On the federal level, dollars never have to be “raised” anymore. Under a Bernie Sanders administration, the government will pay for its programs the same way it pays for anything else: the government decides it wants to improve the country, so it passes legislation and directs the Fed to debit private sector accounts.

Let’s take Medicare For All, for instance. With vast new credits in the “fantasy economy” (the government’s red ink), real debits begin to emerge in the real economy (the private sector) to justify the spending:

  • A healthier workforce with higher productive output

  • Dramatically lower overhead on businesses who can then invest money into expansion or additional job creation

  • An explosion in entrepreneurship (striking out on your own is dangerous and expensive since entrepreneurs become responsible for 100% of their household’s healthcare costs)

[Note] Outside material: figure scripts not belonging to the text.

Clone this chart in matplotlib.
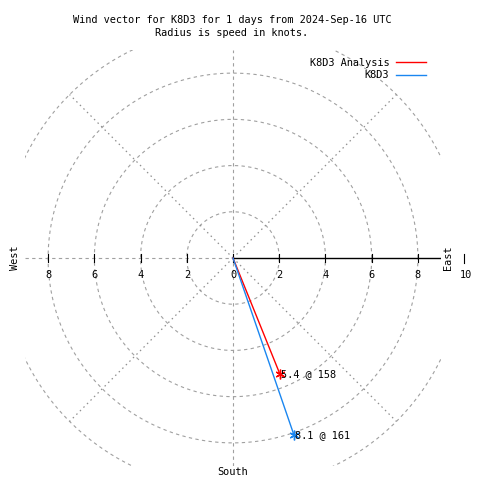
import numpy as np
import matplotlib
matplotlib.use('Agg')
import matplotlib.pyplot as plt

# wind vectors: speed (knots) and direction (degrees)
names = ['K8D3 Analysis', 'K8D3']
speeds = [5.4, 8.1]
directions = [158, 161]
colors = ['#ff0000', '#1a86f0']

rings = [2, 4, 6, 8, 10]
spokes = [45, 135, 225, 315]
ticks = [2, 4, 6, 8]

plt.rcParams['font.family'] = 'DejaVu Sans Mono'
plt.rcParams['font.size'] = 7.4

fig = plt.figure(figsize=(4.8, 4.8), dpi=100)
ax = fig.add_axes([25 / 480, 14 / 480, 416 / 480, 416 / 480])
ax.set_xlim(-9, 9)
ax.set_ylim(-9, 9)
ax.axis('off')

grid = '#a0a0a0'
t = np.linspace(0, 2 * np.pi, 400)
for r in rings:
    ax.plot(r * np.cos(t), r * np.sin(t), color=grid, lw=0.8, ls=(0, (3, 3)))
for a in spokes:
    ar = np.radians(a)
    ax.plot([0, 10 * np.cos(ar)], [0, 10 * np.sin(ar)], color='#909090', lw=0.9, ls=(0, (1.2, 2.8)))
ax.plot([0, 0], [-9, 9], color=grid, lw=0.8, ls=(0, (3, 3)))
ax.plot([-9, 0], [0, 0], color=grid, lw=0.8, ls=(0, (3, 3)))
ax.plot([0, 9], [0, 0], color='black', lw=1.0)

for v in ticks:
    for s in (-1, 1):
        ax.plot([s * v, s * v], [-0.17, 0.17], color='black', lw=0.8)
        ax.text(s * v, -0.5, str(v), ha='center', va='top')
ax.plot([0, 0], [-0.17, 0.17], color='black', lw=0.8)
ax.text(0.04, -0.5, '0', ha='center', va='top')
ax.plot([10, 10], [-0.2, 0.17], color='black', lw=0.8, clip_on=False)
ax.text(10.1, -0.5, '10', ha='center', va='top', clip_on=False)

ax.text(9.3, 0, 'East', rotation=90, ha='center', va='center', clip_on=False)
ax.text(-9.45, 0, 'West', rotation=90, ha='center', va='center', clip_on=False)
ax.text(0, -9.05, 'South', ha='center', va='top', clip_on=False)

for name, spd, d, c in zip(names, speeds, directions, colors):
    x = spd * np.sin(np.radians(d))
    y = spd * np.cos(np.radians(d))
    ax.plot([0, x], [0, y], color=c, lw=1.0, label=name)
    ax.plot([x], [y], color=c, marker=(6, 2, 0), ms=7, mew=1.0)
    ax.text(x + 0.05, y, '%.1f @ %d' % (spd, d), ha='left', va='center')

ax.legend(loc='upper right', bbox_to_anchor=(0.977, 0.993), frameon=False,
          markerfirst=False, handlelength=2.9, handletextpad=0.7,
          labelspacing=0.2, borderpad=0)

fig.text(0.483, 1 - 26.5 / 480, 'Wind vector for K8D3 for 1 days from 2024-Sep-16 UTC\nRadius is speed in knots.',
         ha='center', va='center', linespacing=1.3)

fig.savefig('out.png')
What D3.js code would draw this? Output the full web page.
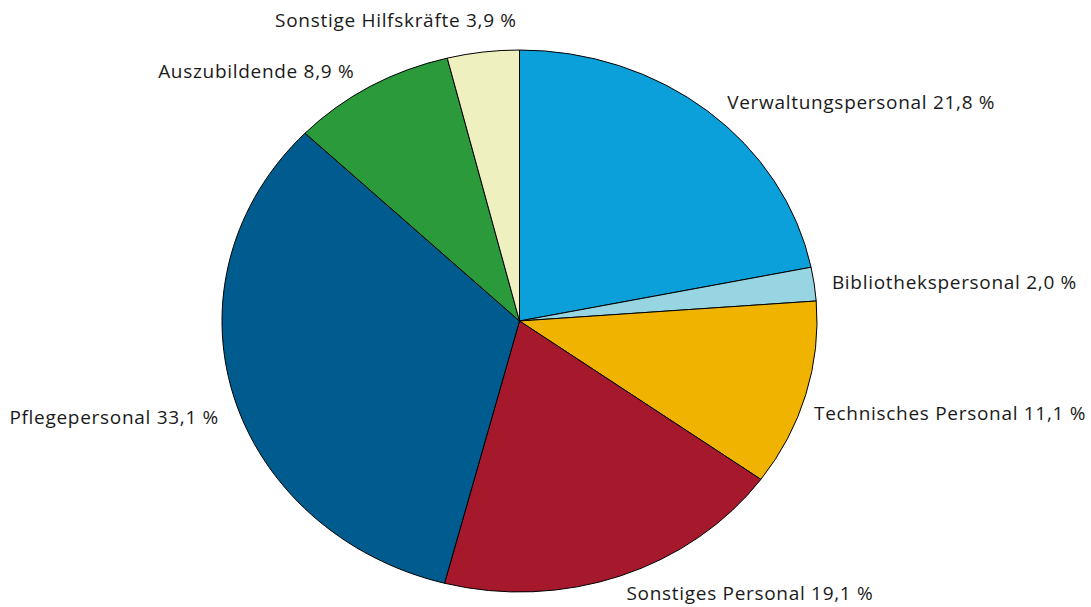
<!DOCTYPE html>
<html>
<head>
<meta charset="utf-8">
<script src="https://cdn.jsdelivr.net/npm/d3@7"></script>
<style>
  body { margin: 0; background: #fff; }
  svg text { font-family: "Open Sans", "Noto Sans", sans-serif; font-size: 19px; letter-spacing: 0.7px; fill: #1a1a1a; }
</style>
</head>
<body>
<div id="chart"></div>
<script>
// chart data
const categories = [
    "Verwaltungspersonal",
    "Bibliothekspersonal",
    "Technisches Personal",
    "Sonstiges Personal",
    "Pflegepersonal",
    "Auszubildende",
    "Sonstige Hilfskräfte"
];
const shares = [21.8, 2.0, 11.1, 19.1, 33.1, 8.9, 3.9];
const colors = ["#0ba0d9", "#97d5e2", "#f0b400", "#a6192d", "#005b8e", "#2a9a3b", "#eef0c0"];

const width = 1091, height = 607;
const cx = 519.5, cy = 321, rx = 297.5, ry = 271;

// small label nudges so they sit like the original layout
const labelNudge = {
    "Verwaltungspersonal": [8, 4],
    "Bibliothekspersonal": [0, 1],
    "Technisches Personal": [-9, 14],
    "Sonstiges Personal": [0, 2],
    "Pflegepersonal": [3, 18],
    "Auszubildende": [-7, -1],
    "Sonstige Hilfskräfte": [-85, -16]
};

const data = categories.map((c, i) => ({ name: c, value: shares[i], color: colors[i] }));

const svg = d3.select("#chart").append("svg")
    .attr("width", width)
    .attr("height", height);

const pie = d3.pie().sort(null).value(d => d.value);
const arcs = pie(data);

const arc = d3.arc().innerRadius(0).outerRadius(ry);

// pie is an ellipse: stretch horizontally
const pieG = svg.append("g")
    .attr("transform", `translate(${cx},${cy}) scale(${rx / ry},1)`);

pieG.selectAll("path")
    .data(arcs)
    .enter()
    .append("path")
    .attr("d", arc)
    .attr("fill", d => d.data.color)
    .attr("stroke", "#000")
    .attr("stroke-width", 1)
    .attr("vector-effect", "non-scaling-stroke");

const fmt = v => d3.format(".1f")(v).replace(".", ",") + " %";

// labels
const k = 1.06;
svg.append("g").selectAll("text")
    .data(arcs)
    .enter()
    .append("text")
    .each(function(d) {
        const mid = (d.startAngle + d.endAngle) / 2;
        const s = Math.sin(mid), c = Math.cos(mid);
        const nudge = labelNudge[d.data.name] || [0, 0];
        const x = cx + rx * k * s + nudge[0];
        const y = cy - ry * k * c + nudge[1];
        const anchor = s > 0.3 ? "start" : (s < -0.3 ? "end" : "middle");
        d3.select(this)
            .attr("x", x)
            .attr("y", y)
            .attr("dy", "0.35em")
            .attr("text-anchor", anchor)
            .text(`${d.data.name} ${fmt(d.data.value)}`);
    });
</script>
</body>
</html>
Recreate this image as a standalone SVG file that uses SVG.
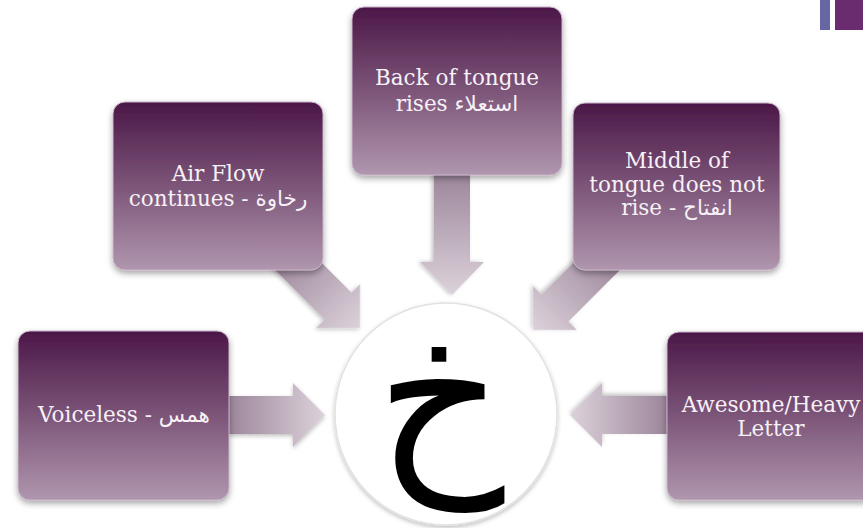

  • A vast cost saving over our current system, resulting in more consumption from people who stay healthier for longer

  • A major immediate-term deflationary pressure

Now let’s consider the Green New Deal. Obviously this also constitutes vast new government “red ink” but catalyzes real “black ink” emergence in the private sector:

  • A vast mobilization effort creating a jobs stimulus the likes of which haven’t been seen since WW2
  • Zero marginal cost energy in a horizontally-integrated system, which allows energy users to make money on both money and data

  • A massive amount of technology and goods being created and exported

It’s a good thing money is artificial and that it has the elasticity to function this way. If it didn’t have this elasticity, it would still be artificial – but it would be an artificial barrier to using resources and filling jobs. This barrier would manifest, for instance, as empty factories next to empty homes with unemployed people sleeping out on the street – all while the resources needed go unused.

Oh, yeah. That’s exactly where we’re at right now – because when it comes to spending for the public purpose, our representatives act like there are constraints that don’t exist, because old narratives die hard.

It’s time to catch up to where we were 80 years ago and recognize reality. Bernie’s ideas aren’t just possible – they’re a brilliant move economically and a moral imperative.

What we can’t afford: living in an obsolete fairy-tale at the expense of human life.